In September 2025, the US SEC approved generic listing standards for spot commodity ETFs, including crypto. This created a streamlined path for launching new spot ETF products, potentially covering assets beyond Bitcoin and Ethereum such as Solana or XRP.
ETF issuers and market makers balance their portfolios constantly, and thus ETF flows often create new arbitrage opportunities. These flows add consistent demand for liquidity in both spot and futures order books, increasing trading frequency and tightening connections between global markets.
Market orders are mainly used when immediate execution is more important than price. High-frequency firms, arbitrage traders and risk-reducing strategies depend on such orders. Limit orders dominate in strategies focused on lowering impact costs, earning spreads or providing liquidity. Institutions often slice large trades into many small limit orders placed over time.

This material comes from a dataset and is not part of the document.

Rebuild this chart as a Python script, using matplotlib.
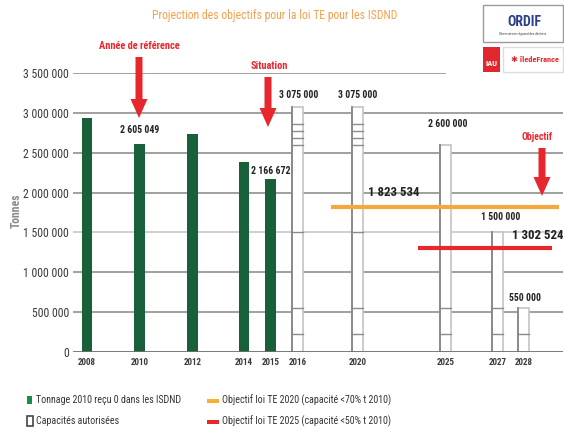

Recent research shows that costs drop significantly when aggressive orders are placed during periods of stronger liquidity and narrower spreads. As regulatory clarity grows and ETFs expand, exchanges may see even larger institutional flows. This will place greater importance on understanding how liquidity forms on order books and how different order types influence short-term price behavior.
The interaction between order books, market orders and limit orders is crucial as the market becomes more regulated, interconnected and influenced by conventional financial systems.
1. What is an order book in crypto trading?
An order book is a live list of all open buy and sell orders on a trading pair, showing real-time liquidity on an exchange.
2. How does a market order work?
A market order buys or sells instantly at the best available price, which can lead to slippage if liquidity is low.
3. Why use a limit order?
A limit order sets a fixed buy or sell price, giving price control but not guaranteeing immediate execution.
4. Do centralized crypto exchanges control price movement?
They don’t set prices directly, but high trading volume on major exchanges can strongly influence market direction.
5. How do ETFs affect crypto order books?
Crypto ETFs increase institutional activity, creating more hedging and arbitrage trades that add demand for liquidity in spot and derivatives markets.